» Work to be completed: Locate each line of the material that contains "matplotlib", then return it.

» Information provided:
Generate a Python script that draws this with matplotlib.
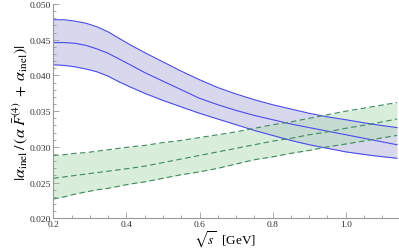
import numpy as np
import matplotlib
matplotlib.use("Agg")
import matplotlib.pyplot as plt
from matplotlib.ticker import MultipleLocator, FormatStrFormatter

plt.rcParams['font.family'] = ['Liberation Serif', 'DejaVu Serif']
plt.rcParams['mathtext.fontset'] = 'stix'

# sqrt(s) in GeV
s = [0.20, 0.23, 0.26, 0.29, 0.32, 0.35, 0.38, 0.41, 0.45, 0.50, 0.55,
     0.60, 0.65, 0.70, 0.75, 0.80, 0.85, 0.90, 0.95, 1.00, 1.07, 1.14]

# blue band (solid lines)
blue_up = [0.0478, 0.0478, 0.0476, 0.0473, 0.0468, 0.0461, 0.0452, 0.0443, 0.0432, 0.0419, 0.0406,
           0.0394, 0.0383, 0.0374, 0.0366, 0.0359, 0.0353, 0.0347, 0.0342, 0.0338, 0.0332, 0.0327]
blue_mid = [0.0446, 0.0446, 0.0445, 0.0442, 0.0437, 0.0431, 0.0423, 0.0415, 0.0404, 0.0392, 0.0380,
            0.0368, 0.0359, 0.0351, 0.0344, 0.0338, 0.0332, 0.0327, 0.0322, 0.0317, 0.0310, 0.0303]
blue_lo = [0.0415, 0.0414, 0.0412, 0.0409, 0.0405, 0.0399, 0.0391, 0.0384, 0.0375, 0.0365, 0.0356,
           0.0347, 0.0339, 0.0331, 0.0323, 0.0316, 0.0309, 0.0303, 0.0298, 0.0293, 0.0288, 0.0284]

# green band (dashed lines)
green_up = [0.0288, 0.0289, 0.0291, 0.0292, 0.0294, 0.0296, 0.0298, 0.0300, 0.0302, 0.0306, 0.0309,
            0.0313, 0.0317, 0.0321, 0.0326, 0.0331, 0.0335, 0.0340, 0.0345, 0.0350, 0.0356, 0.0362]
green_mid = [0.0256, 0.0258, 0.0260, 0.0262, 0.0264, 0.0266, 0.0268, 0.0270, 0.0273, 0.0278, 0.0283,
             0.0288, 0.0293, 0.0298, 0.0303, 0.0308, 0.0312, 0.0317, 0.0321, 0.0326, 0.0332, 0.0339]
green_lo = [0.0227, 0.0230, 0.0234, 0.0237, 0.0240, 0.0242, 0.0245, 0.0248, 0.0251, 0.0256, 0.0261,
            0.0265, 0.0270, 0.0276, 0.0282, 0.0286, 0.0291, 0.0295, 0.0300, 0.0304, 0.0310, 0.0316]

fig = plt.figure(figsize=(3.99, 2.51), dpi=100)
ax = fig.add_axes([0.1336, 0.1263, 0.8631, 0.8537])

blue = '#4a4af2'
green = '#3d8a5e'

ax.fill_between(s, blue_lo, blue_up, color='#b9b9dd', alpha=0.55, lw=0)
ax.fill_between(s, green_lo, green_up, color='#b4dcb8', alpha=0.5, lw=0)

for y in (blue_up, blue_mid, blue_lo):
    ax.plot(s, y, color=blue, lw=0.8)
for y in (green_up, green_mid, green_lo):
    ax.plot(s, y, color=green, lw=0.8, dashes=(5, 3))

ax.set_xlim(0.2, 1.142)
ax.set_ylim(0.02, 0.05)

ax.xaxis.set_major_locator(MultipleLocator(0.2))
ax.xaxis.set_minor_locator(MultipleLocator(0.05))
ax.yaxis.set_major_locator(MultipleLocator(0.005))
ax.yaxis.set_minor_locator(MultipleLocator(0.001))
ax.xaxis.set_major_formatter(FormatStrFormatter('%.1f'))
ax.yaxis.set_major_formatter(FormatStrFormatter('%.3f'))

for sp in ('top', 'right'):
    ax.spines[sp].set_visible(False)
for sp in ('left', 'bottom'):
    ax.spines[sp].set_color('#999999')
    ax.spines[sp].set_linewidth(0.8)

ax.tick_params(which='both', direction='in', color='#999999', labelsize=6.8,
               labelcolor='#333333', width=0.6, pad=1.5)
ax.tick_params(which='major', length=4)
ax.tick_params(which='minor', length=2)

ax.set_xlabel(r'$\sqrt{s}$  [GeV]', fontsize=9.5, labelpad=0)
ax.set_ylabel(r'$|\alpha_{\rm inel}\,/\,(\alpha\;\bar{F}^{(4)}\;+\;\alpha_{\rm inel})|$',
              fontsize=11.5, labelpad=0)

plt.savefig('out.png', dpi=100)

» Output of the exercise:
Generate a Python script that draws this with matplotlib.
import matplotlib
matplotlib.use("Agg")
import matplotlib.pyplot as plt
from matplotlib.ticker import MultipleLocator, FormatStrFormatter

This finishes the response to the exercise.